The Asian LNG spot price differential above European hubs is a barometer for how much of this new LNG may flow into Europe. That spread is currently approaching zero. That means Europe is the most attractive place to send surplus cargoes, LNG that as it is absorbed will place downward pressure on hub prices.
This is why we expect coal to gas switching dynamics to attract much more focus as 2016 develops. The importance of the role of switching is not widely understood. As the influence of oil-indexed contract pricing is eroded, the supply side of the European gas market is set to become increasingly dominated by price insensitive volumes of supply (inflexible production, Norwegian flows and LNG imports). This shifts the market focus to demand response and the relative variable costs of CCGTs versus coal generators.
As oversupply increases, the other source of European hub price support comes from across the Atlantic. If hub prices continue to decline, US exports will be ‘shut in’ on a variable cost basis. We estimate shut in to occur at a Henry Hub to NBP/TTF spread between 0.5-0.8 $/mmbtu, the sum of variable liquefaction, shipping and regas costs. The cost range depends on the extent to which off-takers have committed to shipping and regas capacity on a medium/long term contractual basis, in which case it is a ‘fixed’ cost. But regardless of shut in dynamics, US export volumes remain small until 2018.

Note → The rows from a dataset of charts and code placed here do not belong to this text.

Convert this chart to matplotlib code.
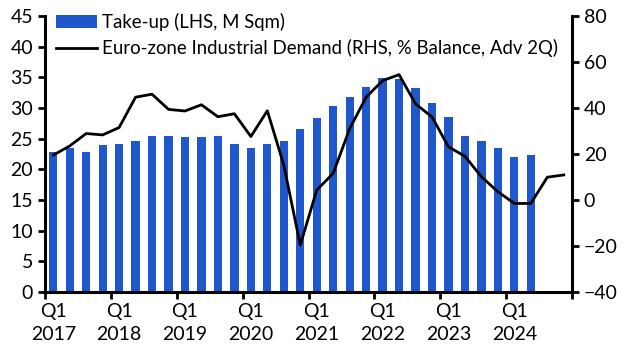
import matplotlib
matplotlib.use('Agg')
import matplotlib.pyplot as plt
import numpy as np

plt.rcParams['font.family'] = ['Lato', 'DejaVu Sans']

# take-up, M sqm, Q1 2017 .. Q2 2024
takeup = [22.9, 23.5, 22.9, 23.9, 24.2, 24.6, 25.4, 25.5, 25.2, 25.2,
          25.4, 24.1, 23.5, 24.1, 24.7, 26.5, 28.3, 30.3, 31.8, 33.4,
          34.9, 34.7, 33.2, 30.8, 28.5, 25.4, 24.7, 23.5, 22.0, 22.4]
# euro-zone industrial demand, % balance, advanced 2Q, Q1 2017 .. Q4 2024
demand = [19.5, 23.5, 28.9, 28.3, 31.5, 44.7, 46.0, 39.4, 38.7, 41.4,
          36.2, 37.5, 27.6, 38.8, 15.2, -19.6, 4.3, 11.6, 31.0, 44.7,
          51.9, 54.5, 41.8, 36.1, 23.1, 19.0, 10.1, 3.6, -1.5, -1.5,
          9.9, 10.9]
years = ['2017', '2018', '2019', '2020', '2021', '2022', '2023', '2024']

blue = '#1f58cc'

fig = plt.figure(figsize=(6.29, 3.55), dpi=100)
ax = fig.add_axes([45/629, 1-292/355, 527/629, 276/355])
ax2 = ax.twinx()

xb = np.arange(len(takeup))
xl = np.arange(len(demand))
bars = ax.bar(xb, takeup, width=0.5, color=blue, label='Take-up (LHS, M Sqm)')
line, = ax2.plot(xl, demand, color='black', lw=2.0,
                 label='Euro-zone Industrial Demand (RHS, % Balance, Adv 2Q)')

ax.set_xlim(-0.5, 31.5)
ax.set_ylim(0, 45)
ax.set_yticks(np.arange(0, 46, 5))
ax2.set_ylim(-40, 80)
ax2.set_yticks(np.arange(-40, 81, 20))

ax.set_xticks(np.arange(-0.5, 32, 4))
ax.set_xticklabels([])
ax.set_xticks(np.arange(0, 32, 4), minor=True)
ax.set_xticklabels(['Q1\n' + y for y in years], minor=True, linespacing=1.45)

for a in (ax, ax2):
    a.spines['top'].set_visible(False)
    for s in ('left', 'right', 'bottom'):
        a.spines[s].set_linewidth(2.2)
    a.tick_params(labelsize=14, width=2, length=5)
ax.tick_params(axis='x', which='minor', length=0, pad=8, labelsize=14)
ax.tick_params(axis='x', which='major', length=5, width=2)
ax.spines['right'].set_visible(False)
ax2.spines['left'].set_visible(False)
ax2.spines['bottom'].set_visible(False)

ax.legend(handles=[bars, line], loc='upper left', bbox_to_anchor=(0.0, 1.05),
          frameon=False, fontsize=13.4, handlelength=2.2, handletextpad=0.25,
          labelspacing=0.42, borderaxespad=0.2)

fig.savefig('out.png', dpi=100)
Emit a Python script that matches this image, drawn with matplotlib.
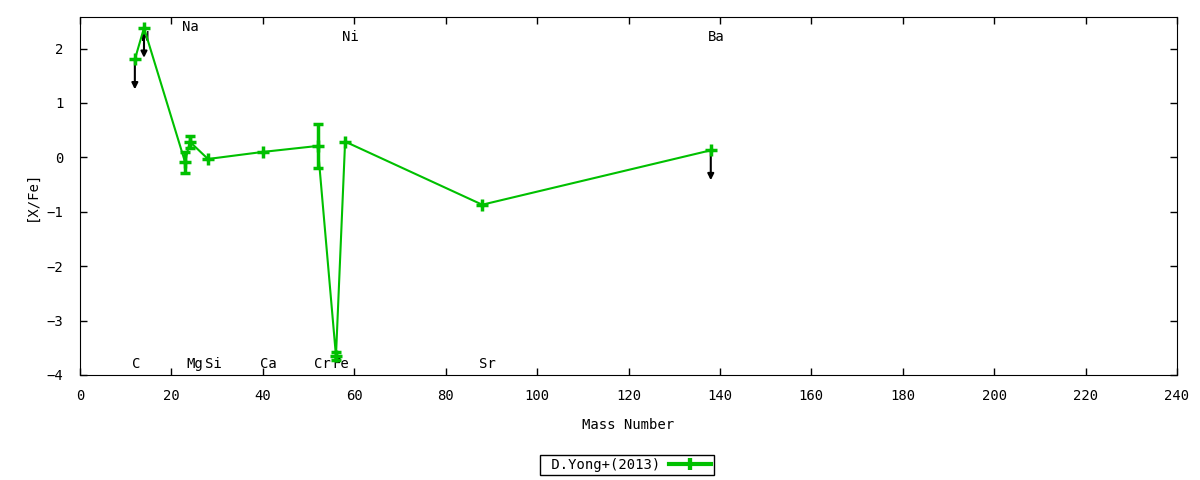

Beyond coal-gas switching in the power sector, further support for European hub prices could derive from Russia relaxing its contract take or pay levels with European contractual buyers. This would take physical gas ‘out of the system’ and help the market to clear. However if this does not happen it is possible that European hubs could converge with Henry Hub.
In this situation the ultimate source of European hub price support is the diversion of surplus global cargoes to the US market instead of Europe. Don’t laugh … it happened during the last global glut in 2009. In a bitter irony for US exporters, this could mean a period of reemergence of US imports at the same time new US liquefaction capacity is being commissioned.